Brother, I Can See Your Skull.

Brother, I Can See Your Skull. - The Coreyshead Blog

Ganglia – Demo Track

“Ganglia” is my attempt at goofy, Raymond Scott-esque, “cartoon jazz,” and was composed as background music for a model build video.

I’ve been producing model-build videos for a while, now. It all started when my brother sent me a stack of models for my birthday back in 2019. What better way to say “thank you” than sharing the builds with him?

Little did I realize what a habit making both models and model-build videos would become. Initially, I used others’ music in my videos but copyright issues and the fact that I was also producing my own music at the time, made that seem a bit silly. Why not use my own music for these model videos?

“Ganglia” was composed as background to my “Big Daddy” Roth, Scuz-Fink model build but I liked it well enough to develop as its own track.


I grew up watching and loving lots of Warner Bros. cartoons and, whether I realized it or not, soaking in the musical artistry of Carl Stalling. Carl Stalling (1891 – 1972) was an American composer and voice actor who scored music for animation, primarily Looney Tunes and Merrie Melodies. His output and genius are legendary.

Carl used both popular and classical music to great effect in his scores. One composer he turned to over and over again was Raymond Scott (1908 – 1994). Stalling used Scott’s music in over 120 cartoons. You may not recognize Scott’s title “Powerhouse” but I guarantee you’ll recognize the music. Scott’s wacky compositions can be heard in Looney Tunes, Ren and Stimpy, The Simpsons, Duckman, Animaniacs, and many others.

While “Ganglia” is but a limited and pale imitation of the work Scott and Stalling did (to say the least) I remain rather pleased with it. To my ears, it does contain that “cartoon” spark I was after and it was a lot of fun to compose and play. I hope to return to the style more.

The Video

Back when I first started making videos for my own music, I’d just use a single image. It’s more about the music, right? Well, after receiving some negative comments for this approach, I decided I needed to up my video game.

Unfortunately, I have so many hobbies and projects already that adding “videographer/editor” into the mix was less welcome thatn you might expect. I enjoy the process most of the time but, I swear, all too often the videos take more time and effort than the projects they highlight.

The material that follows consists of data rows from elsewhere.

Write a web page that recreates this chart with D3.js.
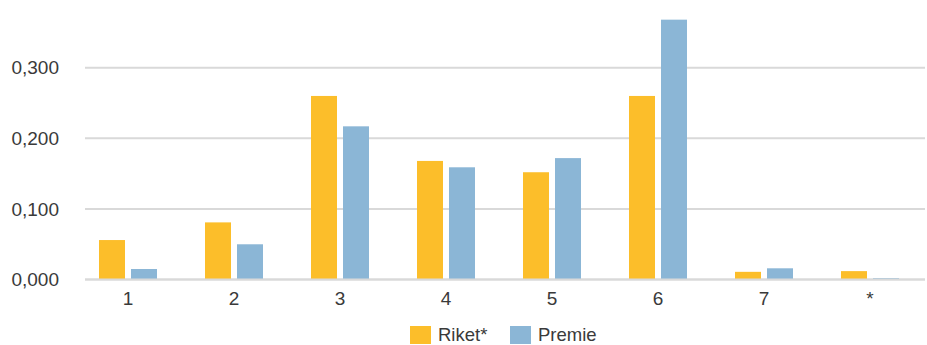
<!DOCTYPE html>
<html>
<head>
<meta charset="utf-8">
<script src="https://cdn.jsdelivr.net/npm/d3@7/dist/d3.min.js"></script>
<style>
  html, body { margin: 0; padding: 0; background: #fff; }
  svg text { font-family: "Liberation Sans", Arial, sans-serif; fill: #3a3a3a; }
</style>
</head>
<body>
<svg id="chart" width="927" height="345"></svg>
<script>
// Categories and series
const categories = ["1", "2", "3", "4", "5", "6", "7", "*"];
const riket  = [0.056, 0.081, 0.260, 0.168, 0.152, 0.260, 0.011, 0.012];
const premie = [0.015, 0.050, 0.217, 0.159, 0.172, 0.368, 0.016, 0.002];
const seriesNames = ["Riket*", "Premie"];
const seriesColors = ["#FCBE2A", "#8BB6D6"];
const yTicks = [0, 0.1, 0.2, 0.3];

const svg = d3.select("#chart");

const y = d3.scaleLinear().domain([0, 0.3]).range([279.6, 67.7]);
const x = d3.scaleBand().domain(categories).range([75, 923]).paddingInner(0).paddingOuter(0);
const inner = d3.scaleBand().domain(seriesNames).range([x.bandwidth() / 2 - 29, x.bandwidth() / 2 + 29]).paddingInner(0.1875);

const fmt = v => d3.format(".3f")(v).replace(".", ",");

// Horizontal gridlines
svg.append("g").selectAll("line").data(yTicks).join("line")
  .attr("x1", 85).attr("x2", 925)
  .attr("y1", d => y(d)).attr("y2", d => y(d))
  .attr("stroke", "#d9d9d9").attr("stroke-width", 2);

// Y-axis labels
svg.append("g").selectAll("text").data(yTicks).join("text")
  .attr("x", 59).attr("y", d => y(d)).attr("dy", "0.35em")
  .attr("text-anchor", "end").attr("font-size", 19)
  .text(fmt);

// Bars
const rows = categories.map((c, i) => ({ cat: c, vals: [riket[i], premie[i]] }));
const groups = svg.append("g").selectAll("g").data(rows).join("g")
  .attr("transform", d => `translate(${x(d.cat)},0)`);
groups.selectAll("rect").data(d => d.vals.map((v, k) => ({ v, k }))).join("rect")
  .attr("x", d => inner(seriesNames[d.k]))
  .attr("width", inner.bandwidth())
  .attr("y", d => y(d.v))
  .attr("height", d => y(0) - y(d.v))
  .attr("fill", d => seriesColors[d.k]);

// Baseline on top of bars
svg.append("line").attr("x1", 85).attr("x2", 925)
  .attr("y1", y(0)).attr("y2", y(0))
  .attr("stroke", "#d9d9d9").attr("stroke-width", 2);

// Category labels
svg.append("g").selectAll("text").data(categories).join("text")
  .attr("x", d => x(d) + x.bandwidth() / 2).attr("y", 305)
  .attr("text-anchor", "middle").attr("font-size", 19)
  .text(d => d);

// Legend
const legendItems = [{ name: seriesNames[0], color: seriesColors[0], x: 410 },
                     { name: seriesNames[1], color: seriesColors[1], x: 510 }];
const lg = svg.append("g").selectAll("g").data(legendItems).join("g")
  .attr("transform", d => `translate(${d.x},326)`);
lg.append("rect").attr("width", 21).attr("height", 18).attr("fill", d => d.color);
lg.append("text").attr("x", 28).attr("y", 15).attr("font-size", 18.5).text(d => d.name);
</script>
</body>
</html>
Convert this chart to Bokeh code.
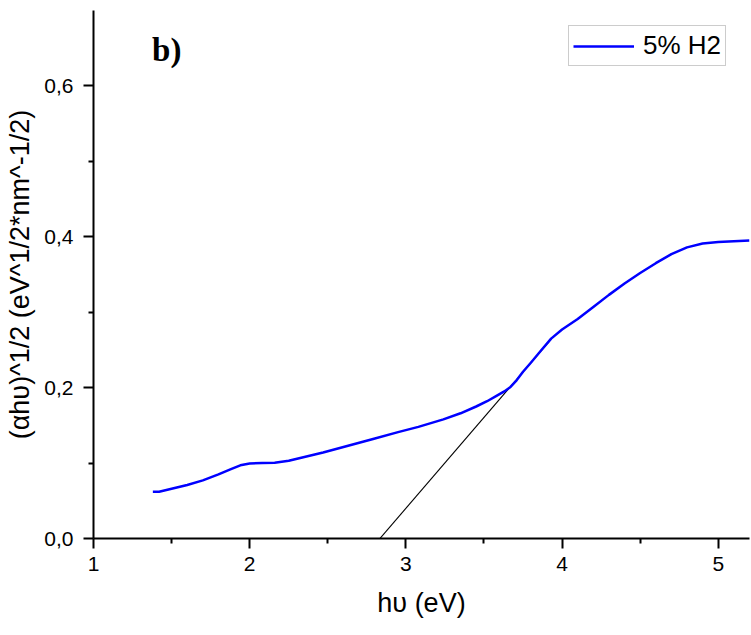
from bokeh.plotting import figure
from bokeh.models import (Range1d, FixedTicker, CustomJSTickFormatter, Legend,
                          LegendItem, Label)
from bokeh.embed import file_html
from bokeh.resources import INLINE

# Tauc plot data: photon energy (eV) and (alpha*h*nu)^1/2
energy = [1.38, 1.42, 1.50, 1.60, 1.70, 1.80, 1.88, 1.94, 2.00, 2.08, 2.16,
          2.25, 2.35, 2.47, 2.63, 2.79, 2.95, 3.08, 3.24, 3.35, 3.45, 3.52,
          3.58, 3.63, 3.67, 3.71, 3.75, 3.80, 3.86, 3.93, 4.00, 4.10, 4.20,
          4.30, 4.40, 4.50, 4.60, 4.70, 4.80, 4.90, 5.00, 5.10, 5.20]
tauc = [0.062, 0.062, 0.066, 0.071, 0.077, 0.085, 0.092, 0.097, 0.0995, 0.100,
        0.1005, 0.103, 0.108, 0.114, 0.123, 0.132, 0.141, 0.148, 0.158, 0.166,
        0.175, 0.182, 0.189, 0.195, 0.201, 0.210, 0.221, 0.233, 0.248, 0.265,
        0.277, 0.291, 0.307, 0.323, 0.338, 0.352, 0.365, 0.377, 0.386, 0.391,
        0.393, 0.394, 0.395]

# linear fit of the absorption edge (band gap at the x-intercept)
gap_ev = 2.834
edge_slope = 0.241
fit_x = [2.77, 3.93]
fit_y = [edge_slope * (x - gap_ev) for x in fit_x]

x_ticks = [1, 2, 3, 4, 5]
x_minor = [1.5, 2.5, 3.5, 4.5]
y_ticks = [0.0, 0.2, 0.4, 0.6]
y_minor = [0.1, 0.3, 0.5]

FONT = "Liberation Sans"

p = figure(width=751, height=635, output_backend="svg", toolbar_location=None,
           x_range=Range1d(1, 5.2), y_range=Range1d(0, 0.7),
           min_border_left=93, min_border_right=2, min_border_top=10,
           min_border_bottom=97)
p.outline_line_color = None
p.xgrid.visible = False
p.ygrid.visible = False
p.background_fill_color = "white"
p.border_fill_color = "white"

p.line(fit_x, fit_y, line_color="black", line_width=1.1)
curve = p.line(energy, tauc, line_color="#0000ff", line_width=2.5,
               line_join="round")

for ax in (p.xaxis[0], p.yaxis[0]):
    ax.axis_line_width = 2
    ax.axis_line_color = "black"
    ax.major_tick_line_width = 2
    ax.minor_tick_line_width = 2
    ax.major_tick_out = 10
    ax.major_tick_in = 0
    ax.minor_tick_out = 5
    ax.minor_tick_in = 0
    ax.major_label_text_font = FONT
    ax.major_label_text_font_size = "21px"
    ax.major_label_text_color = "black"
    ax.axis_label_text_font = FONT
    ax.axis_label_text_font_size = "27px"
    ax.axis_label_text_font_style = "normal"
    ax.axis_label_text_color = "black"

p.xaxis.ticker = FixedTicker(ticks=x_ticks, minor_ticks=x_minor)
p.yaxis.ticker = FixedTicker(ticks=y_ticks, minor_ticks=y_minor)
p.yaxis.formatter = CustomJSTickFormatter(code="return tick.toFixed(1).replace('.', ',')")
p.xaxis.formatter = CustomJSTickFormatter(code="return tick.toFixed(0)")

p.xaxis.axis_label = "hυ (eV)"
p.yaxis.axis_label = "(αhυ)^1/2 (eV^1/2*nm^-1/2)"
p.xaxis.major_label_standoff = 8
p.xaxis.axis_label_standoff = 14
p.yaxis.major_label_standoff = 10
p.yaxis.axis_label_standoff = 6

legend = Legend(items=[LegendItem(label="5% H2", renderers=[curve])],
                location=(475, 472), margin=0, padding=4, spacing=0,
                glyph_width=61, glyph_height=26, label_standoff=9,
                label_text_font=FONT, label_text_font_size="26px",
                label_text_color="black", border_line_color="#999999",
                border_line_width=1, background_fill_alpha=1)
p.add_layout(legend)

p.add_layout(Label(x=1.375, y=0.648, text="b)", text_font="Liberation Serif",
                   text_font_style="bold", text_font_size="33px",
                   text_color="black", text_baseline="alphabetic"))

open("out.html", "w").write(file_html(p, INLINE))
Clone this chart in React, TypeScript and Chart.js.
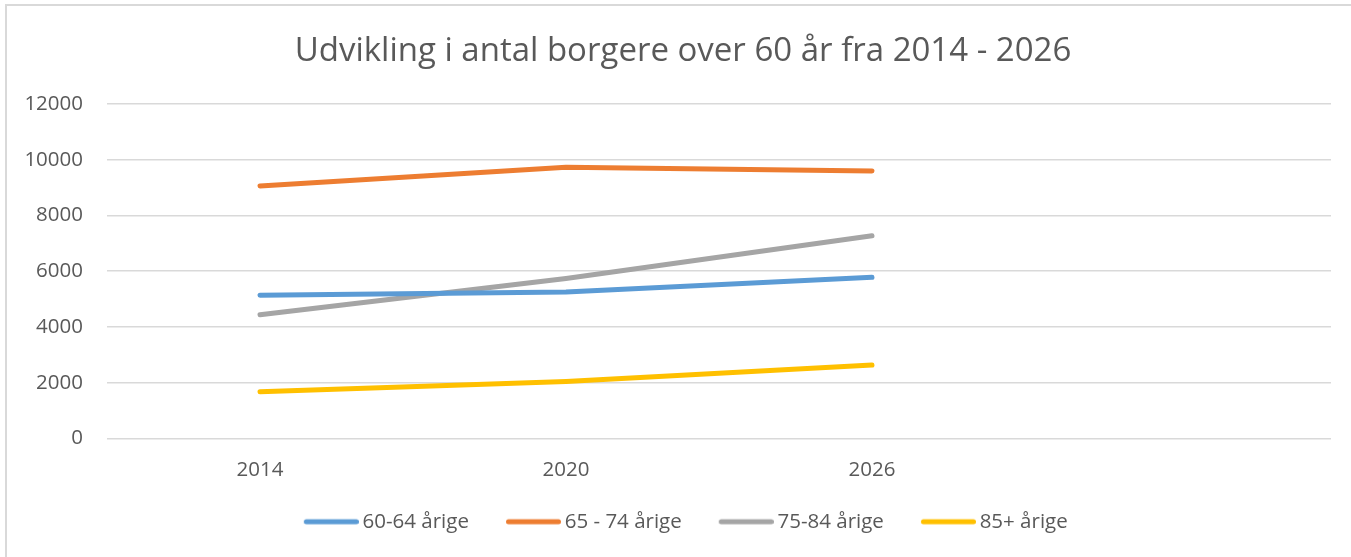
import React, { useEffect, useRef } from "react";
import { Chart, registerables } from "chart.js";

Chart.register(...registerables);

const titleText = "Udvikling i antal borgere over 60 år fra 2014 - 2026";
const categories = ["2014", "2020", "2026", ""];
const seriesNames = ["60-64 årige", "65 - 74 årige", "75-84 årige", "85+ årige"];
const values6064 = [5140, 5250, 5780];
const values6574 = [9060, 9730, 9600];
const values7584 = [4440, 5740, 7270];
const values85 = [1670, 2040, 2630];
const seriesColors = ["#5B9BD5", "#ED7D31", "#A5A5A5", "#FFC000"];
const yMin = 0;
const yMax = 12000;
const yStep = 2000;

const FONT = "'Open Sans', 'DejaVu Sans', sans-serif";
const TEXT = "#595959";
const GRID = "#D9D9D9";

function makeSwatch(color: string): HTMLCanvasElement {
  const c = document.createElement("canvas");
  const w = 68;
  c.width = w;
  c.height = 8;
  const g = c.getContext("2d")!;
  g.strokeStyle = color;
  g.lineWidth = 5;
  g.lineCap = "round";
  g.beginPath();
  g.moveTo(w - 55 + 2.5, 4);
  g.lineTo(w - 2.5, 4);
  g.stroke();
  return c;
}

const shiftBlocks = {
  id: "shiftBlocks",
  afterLayout(chart: any) {
    const t = chart.titleBlock;
    if (t) {
      t.left += 5.5;
      t.right += 5.5;
    }
    const l = chart.legend;
    if (l) {
      l.left += 5;
      l.right += 5;
    }
  },
};

export default function App() {
  const ref = useRef<HTMLCanvasElement | null>(null);

  useEffect(() => {
    if (!ref.current) return;
    const swatches = seriesColors.map(makeSwatch);
    const allValues = [values6064, values6574, values7584, values85];
    const chart = new Chart(ref.current, {
      type: "line",
      data: {
        labels: categories,
        datasets: seriesNames.map((name, i) => ({
          label: name,
          data: allValues[i],
          borderColor: seriesColors[i],
          backgroundColor: seriesColors[i],
          borderWidth: 5,
          borderCapStyle: "round" as const,
          borderJoinStyle: "round" as const,
          pointRadius: 0,
          pointHoverRadius: 0,
          tension: 0,
          fill: false,
        })),
      },
      plugins: [shiftBlocks],
      options: {
        responsive: false,
        animation: false,
        layout: { padding: { left: 17, right: 36, top: 0, bottom: 19 } },
        plugins: {
          title: {
            display: true,
            text: titleText,
            color: TEXT,
            font: { family: FONT, size: 33, weight: "normal" as const },
            padding: { top: 25.6, bottom: 32.8 },
          },
          legend: {
            display: true,
            position: "bottom",
            labels: {
              usePointStyle: true,
              pointStyleWidth: 55,
              padding: 30.5,
              color: TEXT,
              font: { family: FONT, size: 20.5 },
              generateLabels: (ch: any) =>
                Chart.defaults.plugins.legend.labels
                  .generateLabels(ch)
                  .map((l: any, i: number) => ({ ...l, pointStyle: swatches[i] })),
            },
          },
          tooltip: { enabled: false },
        },
        scales: {
          x: {
            offset: true,
            grid: { display: false, drawTicks: false },
            border: { display: false },
            ticks: {
              color: TEXT,
              font: { family: FONT, size: 20.5 },
              padding: 19,
              maxRotation: 0,
              autoSkip: false,
            },
            afterFit: (s: any) => {
              s.height = 42.6;
            },
          },
          y: {
            min: yMin,
            max: yMax,
            grid: { color: GRID, lineWidth: 1.5, drawTicks: false },
            border: { display: false },
            ticks: {
              stepSize: yStep,
              color: TEXT,
              font: { family: FONT, size: 20.5 },
              padding: 24,
              callback: (v: any) => String(v),
            },
            afterFit: (s: any) => {
              s.width = 83;
            },
          },
        },
      },
    });
    return () => chart.destroy();
  }, []);

  return (
    <div
      style={{
        position: "fixed",
        left: 0,
        top: 0,
        width: 1351,
        height: 557,
        overflow: "hidden",
        background: "#fff",
      }}
    >
      <div
        style={{
          position: "absolute",
          left: 5,
          top: 4,
          borderLeft: "2px solid #D9D9D9",
          borderTop: "2px solid #D9D9D9",
          width: 1360,
          height: 555,
        }}
      >
        <canvas ref={ref} width={1360} height={555} style={{ display: "block" }} />
      </div>
    </div>
  );
}
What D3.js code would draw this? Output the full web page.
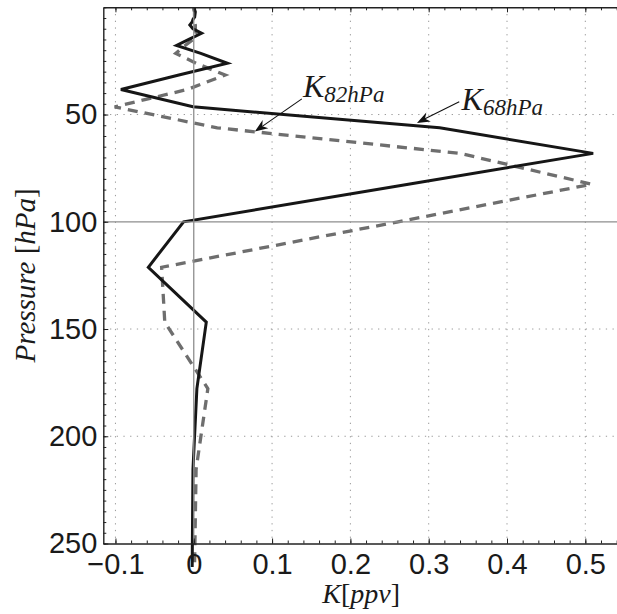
<!DOCTYPE html>
<html>
<head>
<meta charset="utf-8">
<script src="https://cdn.jsdelivr.net/npm/d3@7"></script>
<style>
  body { margin: 0; background: #fff; }
  svg { display: block; }
  .lbl { font-family: "Liberation Serif", "Times New Roman", serif; fill: #1a1a1a; }
</style>
</head>
<body>
<svg id="chart"></svg>
<script>
// pressure levels (hPa) and the two kernels
var pressure = [0.1, 1.0, 2.15, 4.64, 5.62, 6.81, 8.25, 10, 12.1, 14.7, 17.8, 21.5, 26.1,
                31.6, 38.3, 46.4, 56.2, 68.1, 82.5, 100, 121.2, 146.8, 177.8, 215.4, 261];
var k68 = [0.001, 0.001, 0.002, 0.001, -0.001, -0.002, -0.005, -0.001, 0.010, -0.005, -0.022, 0.009, 0.043,
           -0.019, -0.093, -0.001, 0.314, 0.510, 0.274, -0.013, -0.058, 0.016, 0.004, -0.001, -0.002];
var k82 = [0.000, 0.000, 0.001, 0.001, 0.000, 0.001, 0.002, 0.002, 0.003, 0.000, -0.011, -0.023, 0.003,
           0.040, -0.008, -0.101, 0.030, 0.340, 0.508, 0.261, -0.041, -0.037, 0.018, 0.003, 0.001];

var xTicks = [-0.1, 0, 0.1, 0.2, 0.3, 0.4, 0.5];
var xTickLabels = ["\u22120.1", "0", "0.1", "0.2", "0.3", "0.4", "0.5"];
var yTicks = [50, 100, 150, 200, 250];
var yTickLabels = ["50", "100", "150", "200", "250"];

var width = 617, height = 614;
var margin = { top: 7.3, left: 103.3, bottom: 70.5, right: -2 };

var svg = d3.select("#chart")
  .attr("width", width)
  .attr("height", height);

var x = d3.scaleLinear()
  .domain([-0.1155, 0.543])
  .range([margin.left, width - margin.right]);
var y = d3.scaleLinear()
  .domain([0, 250])
  .range([margin.top, height - margin.bottom]);

var axisColor = "#222";

// dotted grid
var grid = svg.append("g")
  .attr("stroke", "#9a9a9a")
  .attr("stroke-width", 1)
  .attr("stroke-dasharray", "1.3,5.4");
grid.selectAll(".gx")
  .data(xTicks.filter(d => d !== 0))
  .enter().append("line")
  .attr("x1", d => x(d)).attr("x2", d => x(d))
  .attr("y1", y(0)).attr("y2", y(250));
grid.selectAll(".gy")
  .data(yTicks.filter(d => d !== 250 && d !== 100))
  .enter().append("line")
  .attr("y1", d => y(d)).attr("y2", d => y(d))
  .attr("x1", x.range()[0]).attr("x2", x.range()[1]);

// kernels
var pts82 = pressure.map((p, i) => [k82[i], p]);
var pts68 = pressure.map((p, i) => [k68[i], p]);
var line = d3.line()
  .x(d => x(d[0]))
  .y(d => y(d[1]));

svg.append("path")
  .datum(pts82)
  .attr("d", line)
  .attr("fill", "none")
  .attr("stroke", "#6e6e6e")
  .attr("stroke-width", 3.3)
  .attr("stroke-dasharray", "10,7")
  .attr("stroke-linejoin", "miter");

svg.append("path")
  .datum(pts68)
  .attr("d", line)
  .attr("fill", "none")
  .attr("stroke", "#161616")
  .attr("stroke-width", 3)
  .attr("stroke-linejoin", "miter");

// reference lines at K=0 and 100 hPa
svg.append("line")
  .attr("x1", x(0)).attr("x2", x(0))
  .attr("y1", y(0)).attr("y2", y(250))
  .attr("stroke", "#8e8e8e").attr("stroke-width", 1.3);
svg.append("line")
  .attr("x1", x.range()[0]).attr("x2", x.range()[1])
  .attr("y1", y(100)).attr("y2", y(100))
  .attr("stroke", "#8e8e8e").attr("stroke-width", 1.3);

// axes (ticks point inward, like matlab)
function styleAxis(g) {
  g.select(".domain").attr("stroke", axisColor).attr("stroke-width", 1.4);
  g.selectAll(".tick line").attr("stroke", axisColor).attr("stroke-width", 1);
  g.selectAll(".tick text")
    .attr("fill", "#1a1a1a")
    .style("font-family", "'Liberation Sans', Arial, sans-serif")
    .style("font-size", "29px");
}

var xMinor = d3.range(-0.1, 0.541, 0.02);
var yMinor = d3.range(0, 250.1, 5);

svg.append("g")
  .attr("transform", `translate(0,${y(250)})`)
  .call(d3.axisBottom(x).tickValues(xMinor).tickSize(-3).tickSizeOuter(0).tickFormat(""))
  .call(styleAxis);
svg.append("g")
  .attr("transform", `translate(0,${y(250)})`)
  .call(d3.axisBottom(x).tickValues(xTicks).tickSize(-5).tickSizeOuter(0)
    .tickPadding(10).tickFormat((d, i) => xTickLabels[i]))
  .call(styleAxis)
  .call(g => g.select(".domain").remove());

svg.append("g")
  .attr("transform", `translate(0,${y(0)})`)
  .call(d3.axisTop(x).tickValues(xMinor).tickSize(-3).tickSizeOuter(0).tickFormat(""))
  .call(styleAxis);
svg.append("g")
  .attr("transform", `translate(0,${y(0)})`)
  .call(d3.axisTop(x).tickValues(xTicks).tickSize(-5).tickSizeOuter(0).tickFormat(""))
  .call(styleAxis)
  .call(g => g.select(".domain").remove());

svg.append("g")
  .attr("transform", `translate(${x.range()[0]},0)`)
  .call(d3.axisLeft(y).tickValues(yMinor).tickSize(-3).tickSizeOuter(0).tickFormat(""))
  .call(styleAxis);
svg.append("g")
  .attr("transform", `translate(${x.range()[0]},0)`)
  .call(d3.axisLeft(y).tickValues(yTicks).tickSize(-5).tickSizeOuter(0)
    .tickPadding(6).tickFormat((d, i) => yTickLabels[i]))
  .call(styleAxis)
  .call(g => g.select(".domain").remove());

// axis titles
var xt = svg.append("text")
  .attr("class", "lbl")
  .attr("x", (x.range()[0] + x.range()[1]) / 2)
  .attr("y", 603)
  .attr("text-anchor", "middle")
  .attr("font-size", 28);
xt.append("tspan").attr("font-style", "italic").text("K");
xt.append("tspan").text("[");
xt.append("tspan").attr("font-style", "italic").text("ppv");
xt.append("tspan").text("]");

var yt = svg.append("text")
  .attr("class", "lbl")
  .attr("transform", `translate(34.5,${(y(0) + y(250)) / 2}) rotate(-90)`)
  .attr("text-anchor", "middle")
  .attr("font-size", 29);
yt.append("tspan").attr("font-style", "italic").text("Pressure ");
yt.append("tspan").text("[");
yt.append("tspan").attr("font-style", "italic").text("hPa");
yt.append("tspan").text("]");

// annotations, placed in data units
var notes = [
  { sub: "82hPa", tx: 0.1395, tp: 42.0, from: [0.138, 42.7], to: [0.078, 57.9] },
  { sub: "68hPa", tx: 0.342, tp: 47.9, from: [0.339, 44.0], to: [0.285, 53.9] }
];

notes.forEach(function(n) {
  var t = svg.append("text")
    .attr("class", "lbl")
    .attr("x", x(n.tx))
    .attr("y", y(n.tp))
    .attr("font-style", "italic")
    .attr("font-size", 32);
  t.append("tspan").text("K");
  t.append("tspan").attr("font-size", 23).attr("dy", 4.5).text(n.sub);

  var x1 = x(n.from[0]), y1 = y(n.from[1]), x2 = x(n.to[0]), y2 = y(n.to[1]);
  var dx = x2 - x1, dy = y2 - y1, len = Math.hypot(dx, dy), ux = dx / len, uy = dy / len;
  var L = 13, W = 5, N = 9;
  var bx = x2 - ux * L, by = y2 - uy * L;
  svg.append("line")
    .attr("x1", x1).attr("y1", y1)
    .attr("x2", x2 - ux * N).attr("y2", y2 - uy * N)
    .attr("stroke", "#111").attr("stroke-width", 1.1);
  svg.append("path")
    .attr("d", `M${x2},${y2}L${bx - uy * W},${by + ux * W}L${x2 - ux * N},${y2 - uy * N}L${bx + uy * W},${by - ux * W}Z`)
    .attr("fill", "#111");
});
</script>
</body>
</html>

That’s why most of my music videos seem to be made mostly of random shots. Because they are. I just went through my image archive, swept up the video clips, and started editing them for my music videos.

I don’t take a lot of video footage, however and ran through my surplus clips after just a few songs. For “Ganglia” I decided to focus on my sofubi collection (mostly Japanese, vinyl character toys). It seemed fitting.